#### The task
Restate the whole of the material. Keep every word, and drop the pictures.

#### Recorded data
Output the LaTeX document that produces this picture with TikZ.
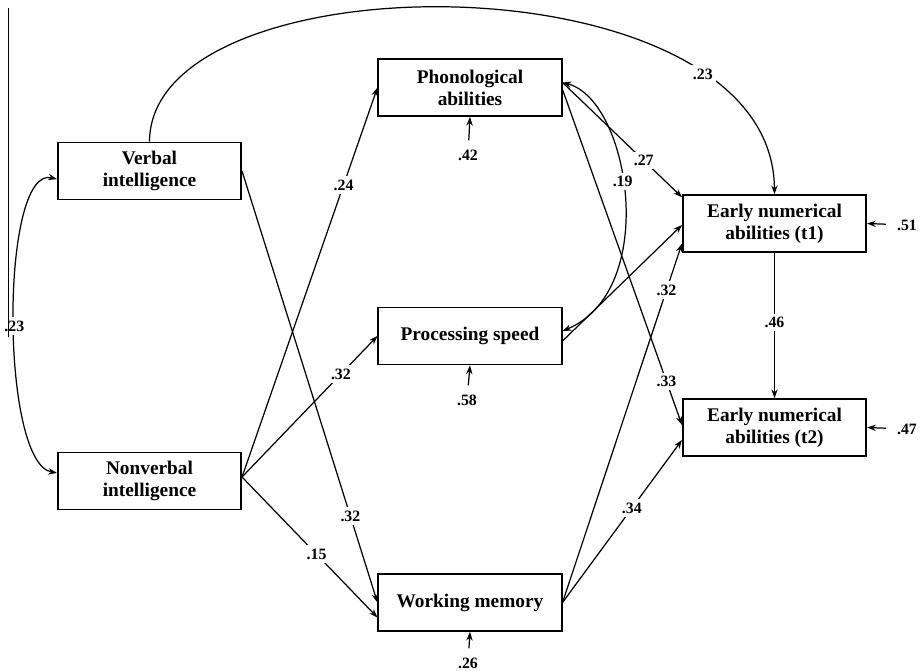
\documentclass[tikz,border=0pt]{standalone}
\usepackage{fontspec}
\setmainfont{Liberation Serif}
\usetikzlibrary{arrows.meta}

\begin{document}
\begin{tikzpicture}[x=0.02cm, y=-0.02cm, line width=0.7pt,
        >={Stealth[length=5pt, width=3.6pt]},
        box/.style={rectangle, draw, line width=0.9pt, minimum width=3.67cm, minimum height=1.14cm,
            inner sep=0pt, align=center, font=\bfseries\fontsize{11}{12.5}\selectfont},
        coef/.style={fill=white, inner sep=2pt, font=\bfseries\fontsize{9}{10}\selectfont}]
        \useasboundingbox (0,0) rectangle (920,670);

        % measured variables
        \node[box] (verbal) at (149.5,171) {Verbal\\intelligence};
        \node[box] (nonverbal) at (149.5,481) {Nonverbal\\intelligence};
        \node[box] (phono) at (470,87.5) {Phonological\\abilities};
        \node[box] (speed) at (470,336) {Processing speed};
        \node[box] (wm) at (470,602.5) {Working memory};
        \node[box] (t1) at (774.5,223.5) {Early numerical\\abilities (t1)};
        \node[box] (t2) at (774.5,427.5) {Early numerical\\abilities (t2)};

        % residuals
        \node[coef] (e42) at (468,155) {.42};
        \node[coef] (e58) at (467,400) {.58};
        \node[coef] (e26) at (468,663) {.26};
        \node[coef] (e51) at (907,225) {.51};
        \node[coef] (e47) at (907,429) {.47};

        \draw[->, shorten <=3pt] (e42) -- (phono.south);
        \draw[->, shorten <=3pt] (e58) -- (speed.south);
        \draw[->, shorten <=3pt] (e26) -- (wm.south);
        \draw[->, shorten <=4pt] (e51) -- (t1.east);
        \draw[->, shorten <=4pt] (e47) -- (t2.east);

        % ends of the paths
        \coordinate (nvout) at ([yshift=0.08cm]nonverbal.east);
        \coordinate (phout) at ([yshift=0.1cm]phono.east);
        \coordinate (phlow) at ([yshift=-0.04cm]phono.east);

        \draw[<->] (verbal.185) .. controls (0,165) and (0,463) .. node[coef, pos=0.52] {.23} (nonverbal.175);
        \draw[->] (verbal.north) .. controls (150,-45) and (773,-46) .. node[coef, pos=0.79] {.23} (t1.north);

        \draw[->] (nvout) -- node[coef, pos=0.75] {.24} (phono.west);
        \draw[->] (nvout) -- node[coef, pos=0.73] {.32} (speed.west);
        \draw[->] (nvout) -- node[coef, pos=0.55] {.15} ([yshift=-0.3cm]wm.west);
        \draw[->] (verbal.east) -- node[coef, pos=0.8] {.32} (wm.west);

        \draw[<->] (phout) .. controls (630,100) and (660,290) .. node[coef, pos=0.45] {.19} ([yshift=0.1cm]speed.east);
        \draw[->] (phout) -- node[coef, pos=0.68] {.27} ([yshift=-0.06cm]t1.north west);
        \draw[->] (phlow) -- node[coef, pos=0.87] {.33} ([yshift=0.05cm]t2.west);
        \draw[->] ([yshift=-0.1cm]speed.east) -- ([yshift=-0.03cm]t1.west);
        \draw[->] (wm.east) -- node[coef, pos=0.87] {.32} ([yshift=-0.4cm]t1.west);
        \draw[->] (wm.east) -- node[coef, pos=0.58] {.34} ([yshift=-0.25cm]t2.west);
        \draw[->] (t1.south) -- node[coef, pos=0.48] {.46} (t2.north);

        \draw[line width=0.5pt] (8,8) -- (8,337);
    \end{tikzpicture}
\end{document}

#### Solution below
Output the LaTeX document that produces this picture with TikZ.
\documentclass[tikz,border=0pt]{standalone}
\usepackage{fontspec}
\setmainfont{Liberation Serif}
\usetikzlibrary{arrows.meta}

\begin{document}
\begin{tikzpicture}[x=0.02cm, y=-0.02cm, line width=0.7pt,
        >={Stealth[length=5pt, width=3.6pt]},
        box/.style={rectangle, draw, line width=0.9pt, minimum width=3.67cm, minimum height=1.14cm,
            inner sep=0pt, align=center, font=\bfseries\fontsize{11}{12.5}\selectfont},
        coef/.style={fill=white, inner sep=2pt, font=\bfseries\fontsize{9}{10}\selectfont}]
        \useasboundingbox (0,0) rectangle (920,670);

        % measured variables
        \node[box] (verbal) at (149.5,171) {Verbal\\intelligence};
        \node[box] (nonverbal) at (149.5,481) {Nonverbal\\intelligence};
        \node[box] (phono) at (470,87.5) {Phonological\\abilities};
        \node[box] (speed) at (470,336) {Processing speed};
        \node[box] (wm) at (470,602.5) {Working memory};
        \node[box] (t1) at (774.5,223.5) {Early numerical\\abilities (t1)};
        \node[box] (t2) at (774.5,427.5) {Early numerical\\abilities (t2)};

        % residuals
        \node[coef] (e42) at (468,155) {.42};
        \node[coef] (e58) at (467,400) {.58};
        \node[coef] (e26) at (468,663) {.26};
        \node[coef] (e51) at (907,225) {.51};
        \node[coef] (e47) at (907,429) {.47};

        \draw[->, shorten <=3pt] (e42) -- (phono.south);
        \draw[->, shorten <=3pt] (e58) -- (speed.south);
        \draw[->, shorten <=3pt] (e26) -- (wm.south);
        \draw[->, shorten <=4pt] (e51) -- (t1.east);
        \draw[->, shorten <=4pt] (e47) -- (t2.east);

        % ends of the paths
        \coordinate (nvout) at ([yshift=0.08cm]nonverbal.east);
        \coordinate (phout) at ([yshift=0.1cm]phono.east);
        \coordinate (phlow) at ([yshift=-0.04cm]phono.east);

        \draw[<->] (verbal.185) .. controls (0,165) and (0,463) .. node[coef, pos=0.52] {.23} (nonverbal.175);
        \draw[->] (verbal.north) .. controls (150,-45) and (773,-46) .. node[coef, pos=0.79] {.23} (t1.north);

        \draw[->] (nvout) -- node[coef, pos=0.75] {.24} (phono.west);
        \draw[->] (nvout) -- node[coef, pos=0.73] {.32} (speed.west);
        \draw[->] (nvout) -- node[coef, pos=0.55] {.15} ([yshift=-0.3cm]wm.west);
        \draw[->] (verbal.east) -- node[coef, pos=0.8] {.32} (wm.west);

        \draw[<->] (phout) .. controls (630,100) and (660,290) .. node[coef, pos=0.45] {.19} ([yshift=0.1cm]speed.east);
        \draw[->] (phout) -- node[coef, pos=0.68] {.27} ([yshift=-0.06cm]t1.north west);
        \draw[->] (phlow) -- node[coef, pos=0.87] {.33} ([yshift=0.05cm]t2.west);
        \draw[->] ([yshift=-0.1cm]speed.east) -- ([yshift=-0.03cm]t1.west);
        \draw[->] (wm.east) -- node[coef, pos=0.87] {.32} ([yshift=-0.4cm]t1.west);
        \draw[->] (wm.east) -- node[coef, pos=0.58] {.34} ([yshift=-0.25cm]t2.west);
        \draw[->] (t1.south) -- node[coef, pos=0.48] {.46} (t2.north);

        \draw[line width=0.5pt] (8,8) -- (8,337);
    \end{tikzpicture}
\end{document}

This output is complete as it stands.